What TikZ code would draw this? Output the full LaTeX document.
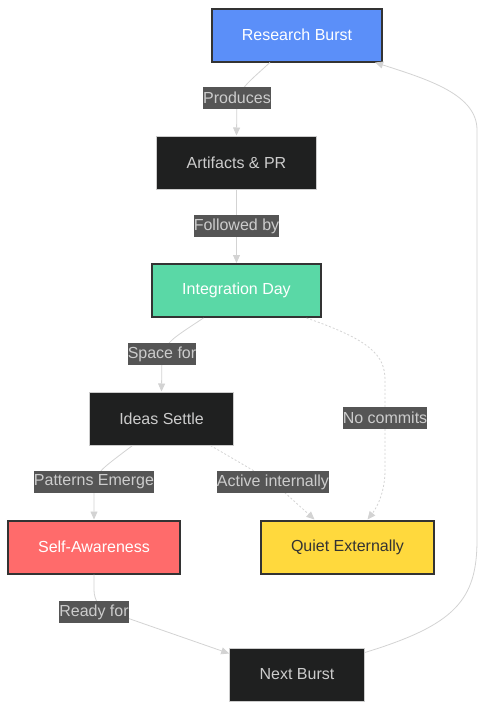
\documentclass[tikz,border=0pt]{standalone}
\usepackage{fontspec}
\setmainfont{Liberation Sans}
\usetikzlibrary{arrows.meta}
\definecolor{cblue}{HTML}{5B8FF9}
\definecolor{cgreen}{HTML}{5AD8A6}
\definecolor{cred}{HTML}{FF6B6B}
\definecolor{cyellow}{HTML}{FFD93D}
\definecolor{cdark}{HTML}{1F2020}
\definecolor{cline}{HTML}{D3D3D3}
\definecolor{clbl}{HTML}{555555}
\definecolor{ctxt}{HTML}{CCCCCC}
\begin{document}
\begin{tikzpicture}[x=1pt,y=-1pt,
    font=\fontsize{16}{19}\selectfont,
    box/.style={draw=black!80, line width=2pt, minimum height=53pt, inner xsep=30pt, text=white},
    dbox/.style={draw=ctxt, line width=1pt, fill=cdark, minimum height=53pt, inner xsep=30pt, text=ctxt},
    lbl/.style={fill=clbl, text=ctxt, inner xsep=0pt, minimum height=22pt},
    edge/.style={draw=cline, line width=0.8pt, -{Triangle[length=8pt,width=7pt]}},
    dots/.style={edge, dash pattern=on 2pt off 2pt}]
    \useasboundingbox (0,0) rectangle (486,710);
    % nodes
    \node[box, fill=cblue] (rb) at (297,35) {Research Burst};
    \node[dbox] (ap) at (236.5,162.5) {Artifacts \& PR};
    \node[box, fill=cgreen] (id) at (236.5,290.5) {Integration Day};
    \node[dbox] (is) at (161.5,418.5) {Ideas Settle};
    \node[box, fill=cred] (sa) at (94,547) {Self-Awareness};
    \node[box, fill=cyellow, text=black!80] (qe) at (347.5,547) {Quiet Externally};
    \node[dbox] (nb) at (297,674.5) {Next Burst};
    % edges
    \draw[edge] ([xshift=-27pt]rb.south) .. controls (245,85) .. (237,98) node[lbl] (l1) {Produces} -- (ap.north);
    \draw[edge] (ap) -- (id) node[lbl, midway] (l2) {Followed by};
    \draw[edge] ([xshift=-33pt]id.south) .. controls (170,340) .. (162,354) node[lbl] (l3) {Space for} -- (is.north);
    \draw[dots] ([xshift=70pt]id.south) .. controls (370,340) and (385,355) .. (385,380) -- (385,418) node[lbl] (l4) {No commits}
        -- (385,470) .. controls (385,495) and (375,510) .. ([xshift=20pt]qe.north);
    \draw[edge] ([xshift=-29pt]is.south) .. controls (100,470) .. (94,482) node[lbl] (l5) {Patterns Emerge} -- (sa.north);
    \draw[dots] ([xshift=49pt]is.south) -- (273,482) node[lbl] (l6) {Active internally} -- ([xshift=-33pt]qe.north);
    \draw[edge] (sa.south) -- (94,590) .. controls (94,600) and (100,610) .. (110,612) node[lbl, xshift=-16pt] (l7) {Ready for}
        -- ([yshift=-6pt]nb.north west);
    \draw[edge] ([yshift=-5pt]nb.north east) .. controls (455,625) and (477,600) .. (477,540) -- (477,130)
        .. controls (477,95) and (430,80) .. ([xshift=-8pt]rb.south east);
\end{tikzpicture}
\end{document}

▬▬▬

_WHAT YOU NEED TO DO_:
Write the material out again exactly as it appears, dropping the pictures.

_WRITTEN RESPONSE_:
What TikZ code would draw this? Output the full LaTeX document.
\documentclass[tikz,border=0pt]{standalone}
\usepackage{fontspec}
\setmainfont{Liberation Sans}
\usetikzlibrary{arrows.meta}
\definecolor{cblue}{HTML}{5B8FF9}
\definecolor{cgreen}{HTML}{5AD8A6}
\definecolor{cred}{HTML}{FF6B6B}
\definecolor{cyellow}{HTML}{FFD93D}
\definecolor{cdark}{HTML}{1F2020}
\definecolor{cline}{HTML}{D3D3D3}
\definecolor{clbl}{HTML}{555555}
\definecolor{ctxt}{HTML}{CCCCCC}
\begin{document}
\begin{tikzpicture}[x=1pt,y=-1pt,
    font=\fontsize{16}{19}\selectfont,
    box/.style={draw=black!80, line width=2pt, minimum height=53pt, inner xsep=30pt, text=white},
    dbox/.style={draw=ctxt, line width=1pt, fill=cdark, minimum height=53pt, inner xsep=30pt, text=ctxt},
    lbl/.style={fill=clbl, text=ctxt, inner xsep=0pt, minimum height=22pt},
    edge/.style={draw=cline, line width=0.8pt, -{Triangle[length=8pt,width=7pt]}},
    dots/.style={edge, dash pattern=on 2pt off 2pt}]
    \useasboundingbox (0,0) rectangle (486,710);
    % nodes
    \node[box, fill=cblue] (rb) at (297,35) {Research Burst};
    \node[dbox] (ap) at (236.5,162.5) {Artifacts \& PR};
    \node[box, fill=cgreen] (id) at (236.5,290.5) {Integration Day};
    \node[dbox] (is) at (161.5,418.5) {Ideas Settle};
    \node[box, fill=cred] (sa) at (94,547) {Self-Awareness};
    \node[box, fill=cyellow, text=black!80] (qe) at (347.5,547) {Quiet Externally};
    \node[dbox] (nb) at (297,674.5) {Next Burst};
    % edges
    \draw[edge] ([xshift=-27pt]rb.south) .. controls (245,85) .. (237,98) node[lbl] (l1) {Produces} -- (ap.north);
    \draw[edge] (ap) -- (id) node[lbl, midway] (l2) {Followed by};
    \draw[edge] ([xshift=-33pt]id.south) .. controls (170,340) .. (162,354) node[lbl] (l3) {Space for} -- (is.north);
    \draw[dots] ([xshift=70pt]id.south) .. controls (370,340) and (385,355) .. (385,380) -- (385,418) node[lbl] (l4) {No commits}
        -- (385,470) .. controls (385,495) and (375,510) .. ([xshift=20pt]qe.north);
    \draw[edge] ([xshift=-29pt]is.south) .. controls (100,470) .. (94,482) node[lbl] (l5) {Patterns Emerge} -- (sa.north);
    \draw[dots] ([xshift=49pt]is.south) -- (273,482) node[lbl] (l6) {Active internally} -- ([xshift=-33pt]qe.north);
    \draw[edge] (sa.south) -- (94,590) .. controls (94,600) and (100,610) .. (110,612) node[lbl, xshift=-16pt] (l7) {Ready for}
        -- ([yshift=-6pt]nb.north west);
    \draw[edge] ([yshift=-5pt]nb.north east) .. controls (455,625) and (477,600) .. (477,540) -- (477,130)
        .. controls (477,95) and (430,80) .. ([xshift=-8pt]rb.south east);
\end{tikzpicture}
\end{document}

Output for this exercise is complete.